We have been exhibiting in the home builders’ home shows here in the St. Louis area for more than 60 years. While so many things have changed in so many ways over the years, it amazes me that exhibits in shows like these haven’t really changed much at all.
This year, the Home Builder’s Association of Greater St. Louis held a seminar in which ideas were presented to help exhibitors do a better job and obtain greater benefits from exhibiting. Since most HVAC contractors, wholesalers, or manufacturers exhibit in some type of shows or events, I thought it would be worthwhile to provide some of the thoughts presented.
The most important point we found was the importance of pre-planning. That includes marking out a space the size of your booth and actually placing your exhibit items in the booth space. This will allow you to ensure that your sight lines, accessibility, etc. are all the way you want them to be.
Secondly, and equally as important, hold a meeting for those who will be working in the booth to make sure everyone is up to date on any home show specials you are offering, any giveaways you are holding, and any other information that might be necessary for them to present a professional approach. Establish some realistic daily goals for leads you want to obtain. This is also the time to confirm the uniform look that all of those working will be wearing. After these most important items, the others were grouped by subject.
• Have a positive attitude, be enthusiastic and friendly, and project confidence;
• Be a good listener — like a consultant. Qualify clients as early as possible; and
• Don’t block signage. You only have five seconds to get their interest and attention.
• Have literature at the back of the booth and keep your inexpensive, black-and-white giveaways and handouts at the front; and
• Invite good prospects to the back of the booth, where you keep the expensive, four-color brochures, etc.
• Explain the specific benefits of your company and products you provide; and
• Emphasize how you are different from your competition and give examples using the services and products you offer.
Dos for You in the Booth
• Wear appropriate attire, stand up straight, act positive, and welcome people like you want them there; and
• Make immediate eye contact, smile, look friendly, shake hands, introduce yourself early, and ask open-ended questions, such as, “What?, How?, Why?, and Tell me about.”
What Not to Do
• Stand in groups and talk to each other, converse on a cell phone, send text messages, or use iPads or similar tablet devices, except when directly conversing with a potential client;
• Lean on part of the exhibit or sit behind a table in front, which projects laziness or event fatigue;
• Eat or have any alcoholic beverages in booth. Water or soft drinks are acceptable, but don’t litter the booth with cups or bottles;
• Dress inappropriately and stand at front of booth with arms crossed; and
• Leave the booth unattended. Remember, the last attendee deserves the same treatment as the first.
Lead Cards and Follow-up
• Capture all leads with information on lead cards, which helps to track the benefits of the show;
• Lead cards should be approximately 3-by-5-inches printed with boxes to check. Make sure they include your email address; and
• Send the leads you accumulated four follow-up mailings within six months to a year. It helps to include a handwritten note for personalization.
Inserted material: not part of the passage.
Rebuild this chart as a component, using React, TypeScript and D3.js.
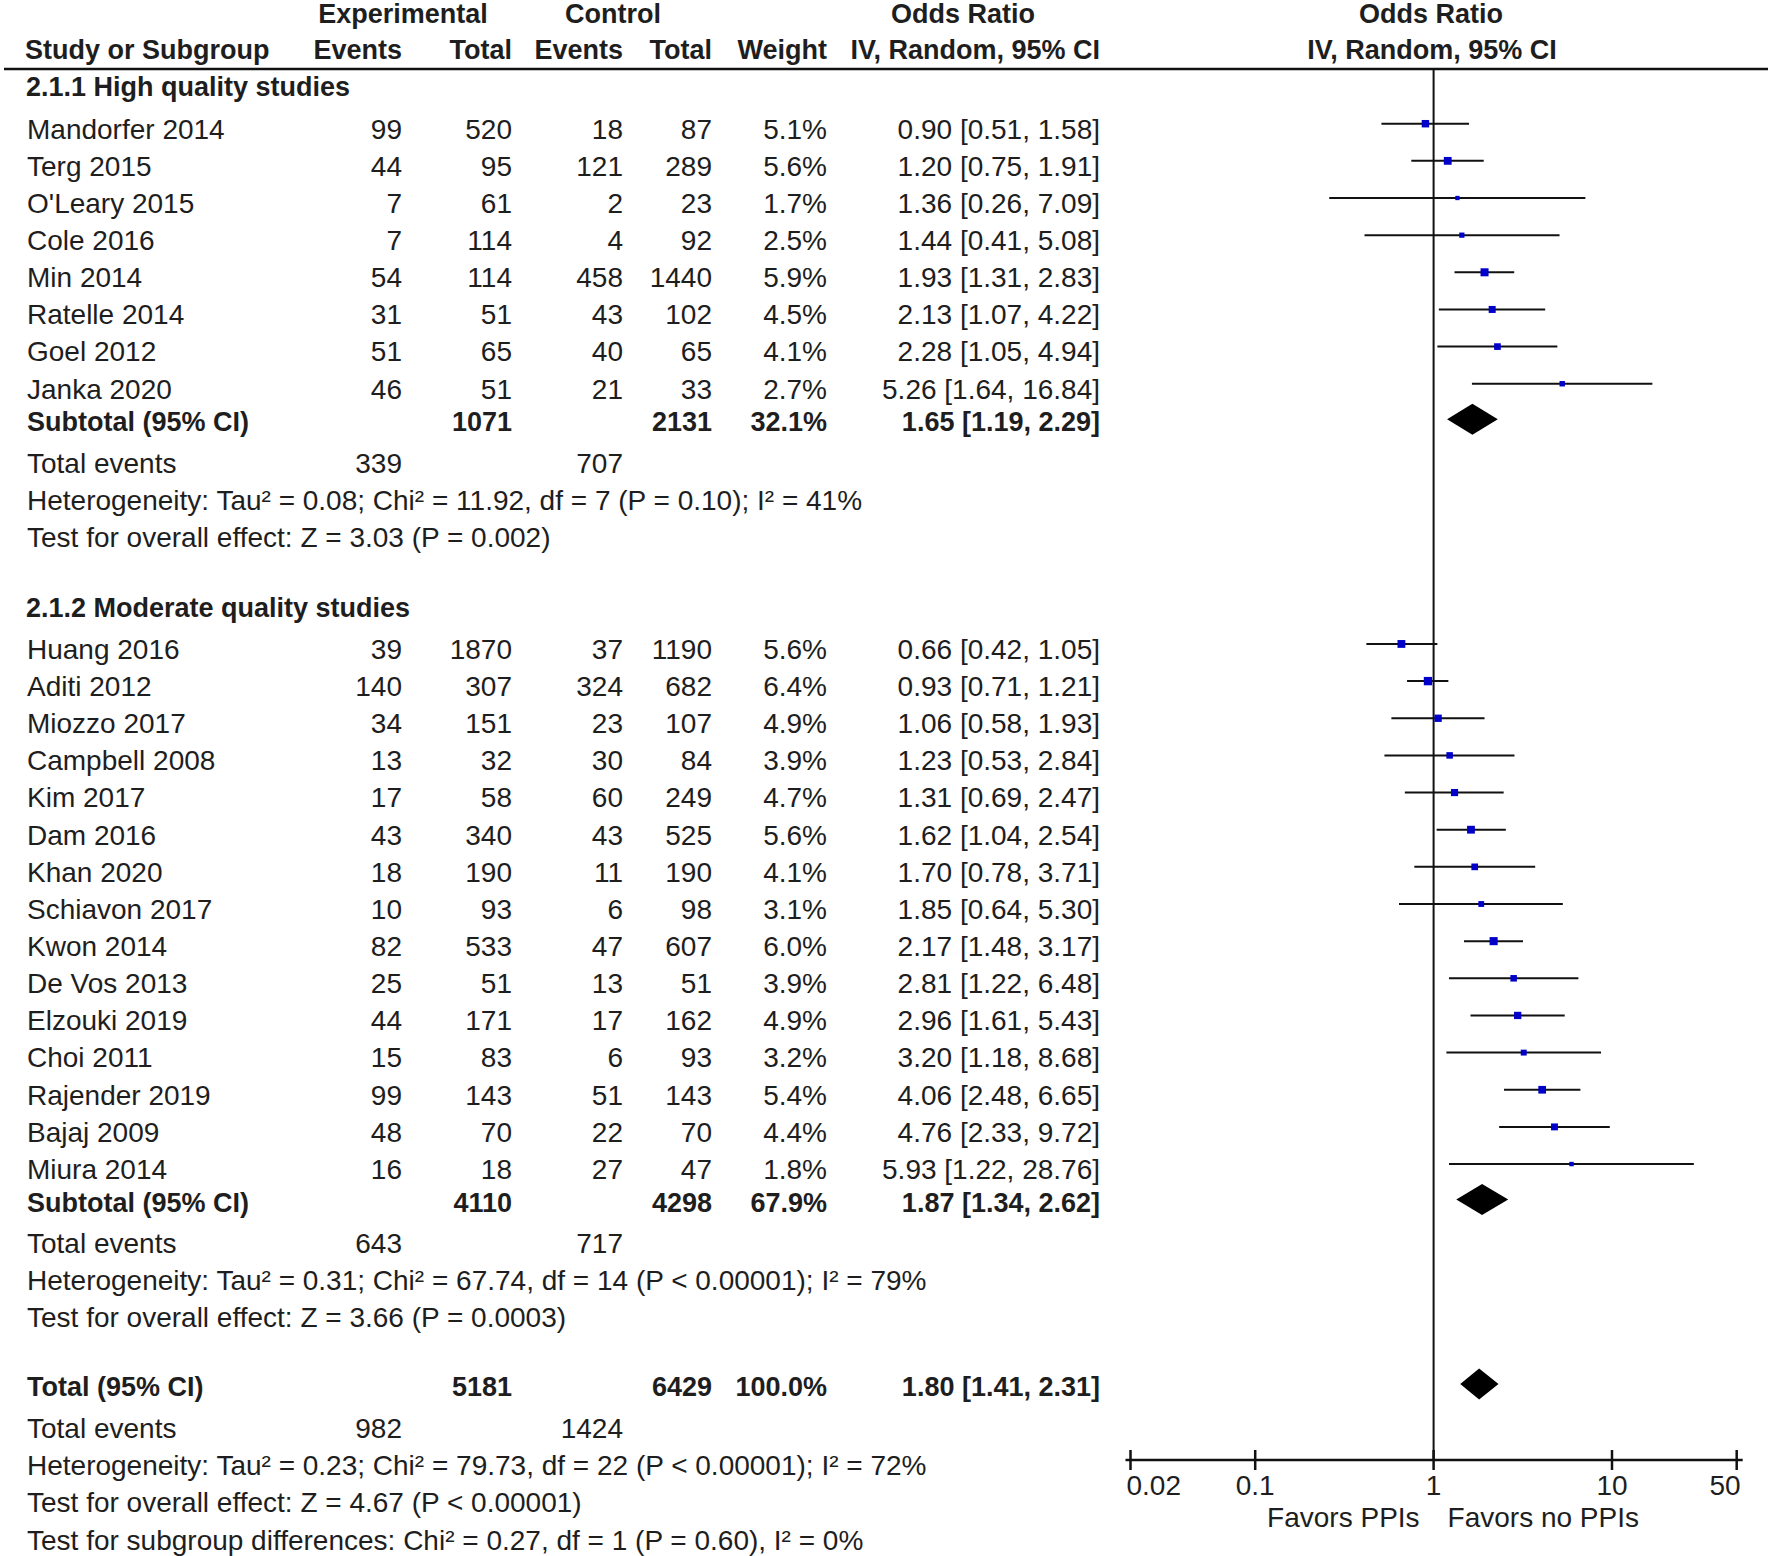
import React from 'react';
import * as d3 from 'd3';

type Study = { name: string; eE: number; eT: number; cE: number; cT: number; w: number; or: number; lo: number; hi: number };

const highQualityStudies: Study[] = [
  { name: 'Mandorfer 2014', eE: 99, eT: 520, cE: 18, cT: 87, w: 5.1, or: 0.9, lo: 0.51, hi: 1.58 },
  { name: 'Terg 2015', eE: 44, eT: 95, cE: 121, cT: 289, w: 5.6, or: 1.2, lo: 0.75, hi: 1.91 },
  { name: "O'Leary 2015", eE: 7, eT: 61, cE: 2, cT: 23, w: 1.7, or: 1.36, lo: 0.26, hi: 7.09 },
  { name: 'Cole 2016', eE: 7, eT: 114, cE: 4, cT: 92, w: 2.5, or: 1.44, lo: 0.41, hi: 5.08 },
  { name: 'Min 2014', eE: 54, eT: 114, cE: 458, cT: 1440, w: 5.9, or: 1.93, lo: 1.31, hi: 2.83 },
  { name: 'Ratelle 2014', eE: 31, eT: 51, cE: 43, cT: 102, w: 4.5, or: 2.13, lo: 1.07, hi: 4.22 },
  { name: 'Goel 2012', eE: 51, eT: 65, cE: 40, cT: 65, w: 4.1, or: 2.28, lo: 1.05, hi: 4.94 },
  { name: 'Janka 2020', eE: 46, eT: 51, cE: 21, cT: 33, w: 2.7, or: 5.26, lo: 1.64, hi: 16.84 },
];

const moderateQualityStudies: Study[] = [
  { name: 'Huang 2016', eE: 39, eT: 1870, cE: 37, cT: 1190, w: 5.6, or: 0.66, lo: 0.42, hi: 1.05 },
  { name: 'Aditi 2012', eE: 140, eT: 307, cE: 324, cT: 682, w: 6.4, or: 0.93, lo: 0.71, hi: 1.21 },
  { name: 'Miozzo 2017', eE: 34, eT: 151, cE: 23, cT: 107, w: 4.9, or: 1.06, lo: 0.58, hi: 1.93 },
  { name: 'Campbell 2008', eE: 13, eT: 32, cE: 30, cT: 84, w: 3.9, or: 1.23, lo: 0.53, hi: 2.84 },
  { name: 'Kim 2017', eE: 17, eT: 58, cE: 60, cT: 249, w: 4.7, or: 1.31, lo: 0.69, hi: 2.47 },
  { name: 'Dam 2016', eE: 43, eT: 340, cE: 43, cT: 525, w: 5.6, or: 1.62, lo: 1.04, hi: 2.54 },
  { name: 'Khan 2020', eE: 18, eT: 190, cE: 11, cT: 190, w: 4.1, or: 1.7, lo: 0.78, hi: 3.71 },
  { name: 'Schiavon 2017', eE: 10, eT: 93, cE: 6, cT: 98, w: 3.1, or: 1.85, lo: 0.64, hi: 5.3 },
  { name: 'Kwon 2014', eE: 82, eT: 533, cE: 47, cT: 607, w: 6.0, or: 2.17, lo: 1.48, hi: 3.17 },
  { name: 'De Vos 2013', eE: 25, eT: 51, cE: 13, cT: 51, w: 3.9, or: 2.81, lo: 1.22, hi: 6.48 },
  { name: 'Elzouki 2019', eE: 44, eT: 171, cE: 17, cT: 162, w: 4.9, or: 2.96, lo: 1.61, hi: 5.43 },
  { name: 'Choi 2011', eE: 15, eT: 83, cE: 6, cT: 93, w: 3.2, or: 3.2, lo: 1.18, hi: 8.68 },
  { name: 'Rajender 2019', eE: 99, eT: 143, cE: 51, cT: 143, w: 5.4, or: 4.06, lo: 2.48, hi: 6.65 },
  { name: 'Bajaj 2009', eE: 48, eT: 70, cE: 22, cT: 70, w: 4.4, or: 4.76, lo: 2.33, hi: 9.72 },
  { name: 'Miura 2014', eE: 16, eT: 18, cE: 27, cT: 47, w: 1.8, or: 5.93, lo: 1.22, hi: 28.76 },
];

type Summary = { label: string; eT: number; cT: number; w: number; or: number; lo: number; hi: number; evE: number; evC: number; stats: string[] };

const subgroupTitles = ['2.1.1 High quality studies', '2.1.2 Moderate quality studies'];

const subgroupSummaries: Summary[] = [
  {
    label: 'Subtotal (95% CI)', eT: 1071, cT: 2131, w: 32.1, or: 1.65, lo: 1.19, hi: 2.29, evE: 339, evC: 707,
    stats: ['Heterogeneity: Tau\u00b2 = 0.08; Chi\u00b2 = 11.92, df = 7 (P = 0.10); I\u00b2 = 41%', 'Test for overall effect: Z = 3.03 (P = 0.002)'],
  },
  {
    label: 'Subtotal (95% CI)', eT: 4110, cT: 4298, w: 67.9, or: 1.87, lo: 1.34, hi: 2.62, evE: 643, evC: 717,
    stats: ['Heterogeneity: Tau\u00b2 = 0.31; Chi\u00b2 = 67.74, df = 14 (P < 0.00001); I\u00b2 = 79%', 'Test for overall effect: Z = 3.66 (P = 0.0003)'],
  },
];

const overallSummary: Summary = {
  label: 'Total (95% CI)', eT: 5181, cT: 6429, w: 100.0, or: 1.8, lo: 1.41, hi: 2.31, evE: 982, evC: 1424,
  stats: [
    'Heterogeneity: Tau\u00b2 = 0.23; Chi\u00b2 = 79.73, df = 22 (P < 0.00001); I\u00b2 = 72%',
    'Test for overall effect: Z = 4.67 (P < 0.00001)',
    'Test for subgroup differences: Chi\u00b2 = 0.27, df = 1 (P = 0.60), I\u00b2 = 0%',
  ],
};

const axisTicks = [0.02, 0.1, 1, 10, 50];
const axisTickLabels = ['0.02', '0.1', '1', '10', '50'];
const favorLabels = ['Favors PPIs', 'Favors no PPIs'];

const headerTop = ['Experimental', 'Control', 'Odds Ratio', 'Odds Ratio'];
const headerBottom = ['Study or Subgroup', 'Events', 'Total', 'Events', 'Total', 'Weight', 'IV, Random, 95% CI', 'IV, Random, 95% CI'];

// ---------- layout ----------
const W = 1770;
const H = 1556;
const FONT = "'Liberation Sans', Arial, Helvetica, sans-serif";
const FS = 28;
const FSB = 27;
const TEXT = '#1e1e1e';
const SQUARE = '#0000c8';

const COL = { name: 27, eE: 402, eT: 512, cE: 623, cT: 712, w: 827, ci: 1100 };

const xScale = d3.scaleLog().domain([0.02, 50]).range([1130.5, 1736.7]);
const X1 = xScale(1);
const fmt2 = d3.format('.2f');
const fmt1 = d3.format('.1f');
const ciText = (o: number, l: number, h: number) => `${fmt2(o)} [${fmt2(l)}, ${fmt2(h)}]`;

type Row =
  | { kind: 'group'; y: number; title: string }
  | { kind: 'study'; y: number; s: Study }
  | { kind: 'summary'; y: number; s: Summary }
  | { kind: 'events'; y: number; s: Summary }
  | { kind: 'stat'; y: number; text: string };

const STEP = 37.15;
function buildRows(): Row[] {
  const rows: Row[] = [];
  let y = 86.9;
  const groups = [highQualityStudies, moderateQualityStudies];
  groups.forEach((studies, gi) => {
    if (gi > 0) y += 70;
    rows.push({ kind: 'group', y, title: subgroupTitles[gi] });
    y += 41.8;
    studies.forEach((s, i) => {
      if (i > 0) y += STEP;
      rows.push({ kind: 'study', y, s });
    });
    y += 33;
    rows.push({ kind: 'summary', y, s: subgroupSummaries[gi] });
    y += 41;
    rows.push({ kind: 'events', y, s: subgroupSummaries[gi] });
    subgroupSummaries[gi].stats.forEach((t) => {
      y += 37.2;
      rows.push({ kind: 'stat', y, text: t });
    });
  });
  y += 69;
  rows.push({ kind: 'summary', y, s: overallSummary });
  y += 41.8;
  rows.push({ kind: 'events', y, s: overallSummary });
  overallSummary.stats.forEach((t) => {
    y += 37.2;
    rows.push({ kind: 'stat', y, text: t });
  });
  return rows;
}

const T = (props: { x: number; y: number; anchor?: 'start' | 'middle' | 'end'; bold?: boolean; children: React.ReactNode }) => (
  <text
    x={props.x}
    y={props.y}
    dy="0.35em"
    textAnchor={props.anchor || 'start'}
    fontFamily={FONT}
    fontSize={props.bold ? FSB : FS}
    fontWeight={props.bold ? 'bold' : 'normal'}
    fill={TEXT}
  >
    {props.children}
  </text>
);

const AXIS_Y = 1460;
const HLINE_Y = 69;

export default function App() {
  const rows = buildRows();
  return (
    <svg width={W} height={H} style={{ position: 'absolute', left: 0, top: 0, background: '#fff' }} xmlns="http://www.w3.org/2000/svg">
      <rect x={0} y={0} width={W} height={H} fill="#fff" />
      {/* headers */}
      <T x={403} y={13.5} anchor="middle" bold>{headerTop[0]}</T>
      <T x={613} y={13.5} anchor="middle" bold>{headerTop[1]}</T>
      <T x={963} y={13.5} anchor="middle" bold>{headerTop[2]}</T>
      <T x={1431} y={13.5} anchor="middle" bold>{headerTop[3]}</T>
      <T x={25} y={49.7} bold>{headerBottom[0]}</T>
      <T x={COL.eE} y={49.7} anchor="end" bold>{headerBottom[1]}</T>
      <T x={COL.eT} y={49.7} anchor="end" bold>{headerBottom[2]}</T>
      <T x={COL.cE} y={49.7} anchor="end" bold>{headerBottom[3]}</T>
      <T x={COL.cT} y={49.7} anchor="end" bold>{headerBottom[4]}</T>
      <T x={COL.w} y={49.7} anchor="end" bold>{headerBottom[5]}</T>
      <T x={COL.ci} y={49.7} anchor="end" bold>{headerBottom[6]}</T>
      <T x={1432} y={49.7} anchor="middle" bold>{headerBottom[7]}</T>
      <line x1={4} x2={1768} y1={HLINE_Y} y2={HLINE_Y} stroke="#111" strokeWidth={2.5} />

      {/* null line */}
      <line x1={X1} x2={X1} y1={HLINE_Y} y2={AXIS_Y} stroke="#111" strokeWidth={2} />

      {rows.map((r, i) => {
        if (r.kind === 'group') {
          return <T key={i} x={26} y={r.y} bold>{r.title}</T>;
        }
        if (r.kind === 'study') {
          const s = r.s;
          const side = 3.3 * Math.sqrt(s.w);
          const ly = r.y - 5;
          return (
            <g key={i}>
              <T x={COL.name} y={r.y}>{s.name}</T>
              <T x={COL.eE} y={r.y} anchor="end">{s.eE}</T>
              <T x={COL.eT} y={r.y} anchor="end">{s.eT}</T>
              <T x={COL.cE} y={r.y} anchor="end">{s.cE}</T>
              <T x={COL.cT} y={r.y} anchor="end">{s.cT}</T>
              <T x={COL.w} y={r.y} anchor="end">{fmt1(s.w) + '%'}</T>
              <T x={COL.ci} y={r.y} anchor="end">{ciText(s.or, s.lo, s.hi)}</T>
              <line x1={xScale(s.lo)} x2={xScale(s.hi)} y1={ly} y2={ly} stroke="#111" strokeWidth={2} />
              <rect x={xScale(s.or) - side / 2} y={ly - side / 2} width={side} height={side} fill={SQUARE} />
            </g>
          );
        }
        if (r.kind === 'summary') {
          const s = r.s;
          const dy = r.y - 2.5;
          const hh = 15.5;
          const path = `M${xScale(s.lo)},${dy} L${xScale(s.or)},${dy - hh} L${xScale(s.hi)},${dy} L${xScale(s.or)},${dy + hh} Z`;
          return (
            <g key={i}>
              <T x={COL.name} y={r.y} bold>{s.label}</T>
              <T x={COL.eT} y={r.y} anchor="end" bold>{s.eT}</T>
              <T x={COL.cT} y={r.y} anchor="end" bold>{s.cT}</T>
              <T x={COL.w} y={r.y} anchor="end" bold>{fmt1(s.w) + '%'}</T>
              <T x={COL.ci} y={r.y} anchor="end" bold>{ciText(s.or, s.lo, s.hi)}</T>
              <path d={path} fill="#000" />
            </g>
          );
        }
        if (r.kind === 'events') {
          return (
            <g key={i}>
              <T x={COL.name} y={r.y}>Total events</T>
              <T x={COL.eE} y={r.y} anchor="end">{r.s.evE}</T>
              <T x={COL.cE} y={r.y} anchor="end">{r.s.evC}</T>
            </g>
          );
        }
        return <T key={i} x={COL.name} y={r.y}>{r.text}</T>;
      })}

      {/* axis */}
      <line x1={xScale(0.02) - 5} x2={xScale(50) + 6} y1={AXIS_Y} y2={AXIS_Y} stroke="#111" strokeWidth={2.5} />
      {axisTicks.map((t, i) => (
        <g key={t}>
          <line x1={xScale(t)} x2={xScale(t)} y1={AXIS_Y - 10} y2={AXIS_Y + 10} stroke="#111" strokeWidth={2.5} />
          <T
            x={i === 0 ? xScale(t) - 4 : i === axisTicks.length - 1 ? xScale(t) + 4 : xScale(t)}
            y={1485}
            anchor={i === 0 ? 'start' : i === axisTicks.length - 1 ? 'end' : 'middle'}
          >
            {axisTickLabels[i]}
          </T>
        </g>
      ))}
      <T x={X1 - 14} y={1517} anchor="end">{favorLabels[0]}</T>
      <T x={X1 + 14} y={1517} anchor="start">{favorLabels[1]}</T>
    </svg>
  );
}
I realize that many of these points may seem to be overly obvious, but having just been involved in a show, I was amazed at how many exhibitors were guilty of not paying attention to one, two, or more of these recommendations. With this list in hand, it became apparent quickly which exhibitors would benefit from the show and which would not be satisfied with their results.
It costs a great deal of time, money, and effort to exhibit in a show. Don’t waste the opportunity to obtain the most benefits from participating. Using this list as a guideline will get you off to a really good start.